● **EXERCISE TASK**
Write out the full listing exactly as given, minus the images.

>>>

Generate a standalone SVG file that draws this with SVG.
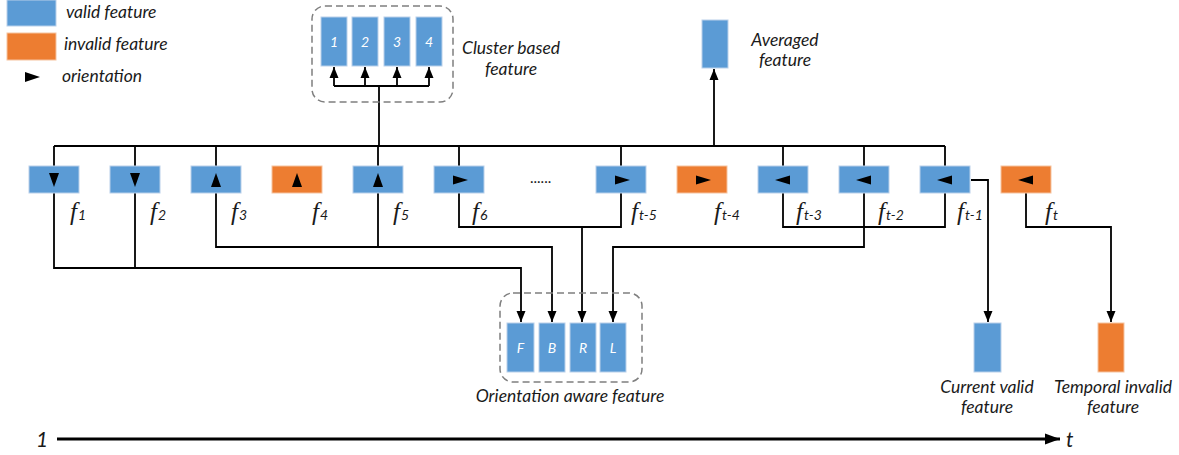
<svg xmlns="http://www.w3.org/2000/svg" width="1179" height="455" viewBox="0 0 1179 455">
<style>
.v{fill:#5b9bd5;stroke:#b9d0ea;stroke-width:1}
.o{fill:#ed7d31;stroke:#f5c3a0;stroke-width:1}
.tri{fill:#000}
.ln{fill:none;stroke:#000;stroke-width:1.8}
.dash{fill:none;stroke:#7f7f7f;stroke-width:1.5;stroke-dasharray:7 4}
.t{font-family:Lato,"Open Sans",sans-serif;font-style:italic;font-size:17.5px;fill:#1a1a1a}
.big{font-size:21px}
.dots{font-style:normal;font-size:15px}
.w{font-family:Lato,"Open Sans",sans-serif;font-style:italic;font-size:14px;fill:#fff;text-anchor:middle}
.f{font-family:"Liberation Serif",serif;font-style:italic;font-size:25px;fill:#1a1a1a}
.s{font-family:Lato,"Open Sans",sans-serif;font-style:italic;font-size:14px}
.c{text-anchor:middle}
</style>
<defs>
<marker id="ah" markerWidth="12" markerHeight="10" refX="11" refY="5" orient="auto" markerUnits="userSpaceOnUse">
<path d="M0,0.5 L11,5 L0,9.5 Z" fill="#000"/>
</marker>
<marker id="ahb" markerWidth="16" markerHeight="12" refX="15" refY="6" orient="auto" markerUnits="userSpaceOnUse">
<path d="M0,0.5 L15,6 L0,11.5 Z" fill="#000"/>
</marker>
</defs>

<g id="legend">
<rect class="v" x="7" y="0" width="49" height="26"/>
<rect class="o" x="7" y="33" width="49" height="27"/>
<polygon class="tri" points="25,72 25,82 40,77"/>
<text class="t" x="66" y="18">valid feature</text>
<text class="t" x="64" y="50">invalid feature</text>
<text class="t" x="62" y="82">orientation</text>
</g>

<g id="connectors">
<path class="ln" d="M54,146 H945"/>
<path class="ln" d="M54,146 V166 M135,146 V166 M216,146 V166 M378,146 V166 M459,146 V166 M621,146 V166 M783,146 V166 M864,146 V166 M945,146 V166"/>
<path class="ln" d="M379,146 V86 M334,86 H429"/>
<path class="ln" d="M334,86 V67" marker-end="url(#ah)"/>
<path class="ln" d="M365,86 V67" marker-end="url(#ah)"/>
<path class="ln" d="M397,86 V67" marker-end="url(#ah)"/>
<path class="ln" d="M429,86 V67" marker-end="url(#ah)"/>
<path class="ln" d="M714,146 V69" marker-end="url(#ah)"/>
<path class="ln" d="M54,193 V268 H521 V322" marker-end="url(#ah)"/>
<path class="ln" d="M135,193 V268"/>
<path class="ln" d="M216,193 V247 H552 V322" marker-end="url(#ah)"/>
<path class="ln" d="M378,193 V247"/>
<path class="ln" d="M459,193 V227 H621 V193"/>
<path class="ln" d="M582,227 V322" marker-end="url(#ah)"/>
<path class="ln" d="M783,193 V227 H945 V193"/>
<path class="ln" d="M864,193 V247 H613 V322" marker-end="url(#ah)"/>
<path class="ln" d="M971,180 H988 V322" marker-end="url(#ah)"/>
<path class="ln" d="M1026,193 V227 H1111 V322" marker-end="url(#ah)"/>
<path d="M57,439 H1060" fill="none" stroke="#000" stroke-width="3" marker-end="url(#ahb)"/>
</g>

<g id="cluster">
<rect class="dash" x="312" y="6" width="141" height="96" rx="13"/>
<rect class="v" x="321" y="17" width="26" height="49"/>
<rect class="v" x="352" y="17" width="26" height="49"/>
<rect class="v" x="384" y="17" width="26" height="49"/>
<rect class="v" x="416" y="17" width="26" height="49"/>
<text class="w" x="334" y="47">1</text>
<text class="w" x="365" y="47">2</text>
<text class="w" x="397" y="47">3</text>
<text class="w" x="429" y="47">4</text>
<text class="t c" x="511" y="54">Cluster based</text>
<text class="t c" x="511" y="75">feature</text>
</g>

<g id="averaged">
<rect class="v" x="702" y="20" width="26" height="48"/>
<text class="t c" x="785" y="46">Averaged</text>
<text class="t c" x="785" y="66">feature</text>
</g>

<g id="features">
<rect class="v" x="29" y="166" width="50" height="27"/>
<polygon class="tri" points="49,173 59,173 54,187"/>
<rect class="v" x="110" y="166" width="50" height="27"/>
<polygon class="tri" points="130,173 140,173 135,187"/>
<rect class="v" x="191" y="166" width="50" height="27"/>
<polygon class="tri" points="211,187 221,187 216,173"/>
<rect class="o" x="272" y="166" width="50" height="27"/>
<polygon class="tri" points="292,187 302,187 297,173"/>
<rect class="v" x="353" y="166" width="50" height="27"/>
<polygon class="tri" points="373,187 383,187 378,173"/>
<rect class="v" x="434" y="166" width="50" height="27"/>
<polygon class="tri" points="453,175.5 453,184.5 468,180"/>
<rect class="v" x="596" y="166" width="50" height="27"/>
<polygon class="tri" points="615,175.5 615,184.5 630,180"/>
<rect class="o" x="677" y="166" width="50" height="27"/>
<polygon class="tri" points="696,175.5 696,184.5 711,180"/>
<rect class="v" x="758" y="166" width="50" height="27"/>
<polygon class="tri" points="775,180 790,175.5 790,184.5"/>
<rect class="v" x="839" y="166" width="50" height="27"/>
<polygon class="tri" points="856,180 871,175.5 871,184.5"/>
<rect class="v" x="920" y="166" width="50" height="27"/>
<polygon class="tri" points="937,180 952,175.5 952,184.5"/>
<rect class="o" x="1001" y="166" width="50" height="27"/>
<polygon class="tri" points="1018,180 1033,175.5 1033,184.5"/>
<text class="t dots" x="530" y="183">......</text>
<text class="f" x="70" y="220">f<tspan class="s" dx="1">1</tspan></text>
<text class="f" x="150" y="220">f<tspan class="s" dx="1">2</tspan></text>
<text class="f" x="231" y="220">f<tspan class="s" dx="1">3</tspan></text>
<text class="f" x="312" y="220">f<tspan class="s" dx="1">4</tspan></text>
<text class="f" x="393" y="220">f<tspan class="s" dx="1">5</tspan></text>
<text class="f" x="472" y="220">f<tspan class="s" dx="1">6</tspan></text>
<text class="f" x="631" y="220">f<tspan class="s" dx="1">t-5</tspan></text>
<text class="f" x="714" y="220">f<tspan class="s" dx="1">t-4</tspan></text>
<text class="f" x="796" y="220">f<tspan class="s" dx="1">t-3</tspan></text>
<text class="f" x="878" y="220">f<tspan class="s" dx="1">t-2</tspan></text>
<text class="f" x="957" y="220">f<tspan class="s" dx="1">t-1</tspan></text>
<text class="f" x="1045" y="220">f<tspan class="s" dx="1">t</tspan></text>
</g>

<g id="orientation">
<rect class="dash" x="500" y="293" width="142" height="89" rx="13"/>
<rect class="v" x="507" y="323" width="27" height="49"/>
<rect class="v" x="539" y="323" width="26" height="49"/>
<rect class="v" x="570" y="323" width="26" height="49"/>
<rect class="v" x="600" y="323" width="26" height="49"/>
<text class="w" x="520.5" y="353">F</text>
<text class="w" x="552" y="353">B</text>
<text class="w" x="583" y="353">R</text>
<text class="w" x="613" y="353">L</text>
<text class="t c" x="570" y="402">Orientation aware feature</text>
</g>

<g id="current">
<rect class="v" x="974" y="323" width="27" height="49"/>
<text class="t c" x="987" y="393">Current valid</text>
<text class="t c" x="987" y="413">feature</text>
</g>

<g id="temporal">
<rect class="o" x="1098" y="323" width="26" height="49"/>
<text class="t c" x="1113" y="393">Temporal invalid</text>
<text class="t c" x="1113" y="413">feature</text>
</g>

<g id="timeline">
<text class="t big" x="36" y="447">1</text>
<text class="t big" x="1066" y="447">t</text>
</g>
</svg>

<<<

● **FINISHED ANSWER**
Generate a standalone SVG file that draws this with SVG.
<svg xmlns="http://www.w3.org/2000/svg" width="1179" height="455" viewBox="0 0 1179 455">
<style>
.v{fill:#5b9bd5;stroke:#b9d0ea;stroke-width:1}
.o{fill:#ed7d31;stroke:#f5c3a0;stroke-width:1}
.tri{fill:#000}
.ln{fill:none;stroke:#000;stroke-width:1.8}
.dash{fill:none;stroke:#7f7f7f;stroke-width:1.5;stroke-dasharray:7 4}
.t{font-family:Lato,"Open Sans",sans-serif;font-style:italic;font-size:17.5px;fill:#1a1a1a}
.big{font-size:21px}
.dots{font-style:normal;font-size:15px}
.w{font-family:Lato,"Open Sans",sans-serif;font-style:italic;font-size:14px;fill:#fff;text-anchor:middle}
.f{font-family:"Liberation Serif",serif;font-style:italic;font-size:25px;fill:#1a1a1a}
.s{font-family:Lato,"Open Sans",sans-serif;font-style:italic;font-size:14px}
.c{text-anchor:middle}
</style>
<defs>
<marker id="ah" markerWidth="12" markerHeight="10" refX="11" refY="5" orient="auto" markerUnits="userSpaceOnUse">
<path d="M0,0.5 L11,5 L0,9.5 Z" fill="#000"/>
</marker>
<marker id="ahb" markerWidth="16" markerHeight="12" refX="15" refY="6" orient="auto" markerUnits="userSpaceOnUse">
<path d="M0,0.5 L15,6 L0,11.5 Z" fill="#000"/>
</marker>
</defs>

<g id="legend">
<rect class="v" x="7" y="0" width="49" height="26"/>
<rect class="o" x="7" y="33" width="49" height="27"/>
<polygon class="tri" points="25,72 25,82 40,77"/>
<text class="t" x="66" y="18">valid feature</text>
<text class="t" x="64" y="50">invalid feature</text>
<text class="t" x="62" y="82">orientation</text>
</g>

<g id="connectors">
<path class="ln" d="M54,146 H945"/>
<path class="ln" d="M54,146 V166 M135,146 V166 M216,146 V166 M378,146 V166 M459,146 V166 M621,146 V166 M783,146 V166 M864,146 V166 M945,146 V166"/>
<path class="ln" d="M379,146 V86 M334,86 H429"/>
<path class="ln" d="M334,86 V67" marker-end="url(#ah)"/>
<path class="ln" d="M365,86 V67" marker-end="url(#ah)"/>
<path class="ln" d="M397,86 V67" marker-end="url(#ah)"/>
<path class="ln" d="M429,86 V67" marker-end="url(#ah)"/>
<path class="ln" d="M714,146 V69" marker-end="url(#ah)"/>
<path class="ln" d="M54,193 V268 H521 V322" marker-end="url(#ah)"/>
<path class="ln" d="M135,193 V268"/>
<path class="ln" d="M216,193 V247 H552 V322" marker-end="url(#ah)"/>
<path class="ln" d="M378,193 V247"/>
<path class="ln" d="M459,193 V227 H621 V193"/>
<path class="ln" d="M582,227 V322" marker-end="url(#ah)"/>
<path class="ln" d="M783,193 V227 H945 V193"/>
<path class="ln" d="M864,193 V247 H613 V322" marker-end="url(#ah)"/>
<path class="ln" d="M971,180 H988 V322" marker-end="url(#ah)"/>
<path class="ln" d="M1026,193 V227 H1111 V322" marker-end="url(#ah)"/>
<path d="M57,439 H1060" fill="none" stroke="#000" stroke-width="3" marker-end="url(#ahb)"/>
</g>

<g id="cluster">
<rect class="dash" x="312" y="6" width="141" height="96" rx="13"/>
<rect class="v" x="321" y="17" width="26" height="49"/>
<rect class="v" x="352" y="17" width="26" height="49"/>
<rect class="v" x="384" y="17" width="26" height="49"/>
<rect class="v" x="416" y="17" width="26" height="49"/>
<text class="w" x="334" y="47">1</text>
<text class="w" x="365" y="47">2</text>
<text class="w" x="397" y="47">3</text>
<text class="w" x="429" y="47">4</text>
<text class="t c" x="511" y="54">Cluster based</text>
<text class="t c" x="511" y="75">feature</text>
</g>

<g id="averaged">
<rect class="v" x="702" y="20" width="26" height="48"/>
<text class="t c" x="785" y="46">Averaged</text>
<text class="t c" x="785" y="66">feature</text>
</g>

<g id="features">
<rect class="v" x="29" y="166" width="50" height="27"/>
<polygon class="tri" points="49,173 59,173 54,187"/>
<rect class="v" x="110" y="166" width="50" height="27"/>
<polygon class="tri" points="130,173 140,173 135,187"/>
<rect class="v" x="191" y="166" width="50" height="27"/>
<polygon class="tri" points="211,187 221,187 216,173"/>
<rect class="o" x="272" y="166" width="50" height="27"/>
<polygon class="tri" points="292,187 302,187 297,173"/>
<rect class="v" x="353" y="166" width="50" height="27"/>
<polygon class="tri" points="373,187 383,187 378,173"/>
<rect class="v" x="434" y="166" width="50" height="27"/>
<polygon class="tri" points="453,175.5 453,184.5 468,180"/>
<rect class="v" x="596" y="166" width="50" height="27"/>
<polygon class="tri" points="615,175.5 615,184.5 630,180"/>
<rect class="o" x="677" y="166" width="50" height="27"/>
<polygon class="tri" points="696,175.5 696,184.5 711,180"/>
<rect class="v" x="758" y="166" width="50" height="27"/>
<polygon class="tri" points="775,180 790,175.5 790,184.5"/>
<rect class="v" x="839" y="166" width="50" height="27"/>
<polygon class="tri" points="856,180 871,175.5 871,184.5"/>
<rect class="v" x="920" y="166" width="50" height="27"/>
<polygon class="tri" points="937,180 952,175.5 952,184.5"/>
<rect class="o" x="1001" y="166" width="50" height="27"/>
<polygon class="tri" points="1018,180 1033,175.5 1033,184.5"/>
<text class="t dots" x="530" y="183">......</text>
<text class="f" x="70" y="220">f<tspan class="s" dx="1">1</tspan></text>
<text class="f" x="150" y="220">f<tspan class="s" dx="1">2</tspan></text>
<text class="f" x="231" y="220">f<tspan class="s" dx="1">3</tspan></text>
<text class="f" x="312" y="220">f<tspan class="s" dx="1">4</tspan></text>
<text class="f" x="393" y="220">f<tspan class="s" dx="1">5</tspan></text>
<text class="f" x="472" y="220">f<tspan class="s" dx="1">6</tspan></text>
<text class="f" x="631" y="220">f<tspan class="s" dx="1">t-5</tspan></text>
<text class="f" x="714" y="220">f<tspan class="s" dx="1">t-4</tspan></text>
<text class="f" x="796" y="220">f<tspan class="s" dx="1">t-3</tspan></text>
<text class="f" x="878" y="220">f<tspan class="s" dx="1">t-2</tspan></text>
<text class="f" x="957" y="220">f<tspan class="s" dx="1">t-1</tspan></text>
<text class="f" x="1045" y="220">f<tspan class="s" dx="1">t</tspan></text>
</g>

<g id="orientation">
<rect class="dash" x="500" y="293" width="142" height="89" rx="13"/>
<rect class="v" x="507" y="323" width="27" height="49"/>
<rect class="v" x="539" y="323" width="26" height="49"/>
<rect class="v" x="570" y="323" width="26" height="49"/>
<rect class="v" x="600" y="323" width="26" height="49"/>
<text class="w" x="520.5" y="353">F</text>
<text class="w" x="552" y="353">B</text>
<text class="w" x="583" y="353">R</text>
<text class="w" x="613" y="353">L</text>
<text class="t c" x="570" y="402">Orientation aware feature</text>
</g>

<g id="current">
<rect class="v" x="974" y="323" width="27" height="49"/>
<text class="t c" x="987" y="393">Current valid</text>
<text class="t c" x="987" y="413">feature</text>
</g>

<g id="temporal">
<rect class="o" x="1098" y="323" width="26" height="49"/>
<text class="t c" x="1113" y="393">Temporal invalid</text>
<text class="t c" x="1113" y="413">feature</text>
</g>

<g id="timeline">
<text class="t big" x="36" y="447">1</text>
<text class="t big" x="1066" y="447">t</text>
</g>
</svg>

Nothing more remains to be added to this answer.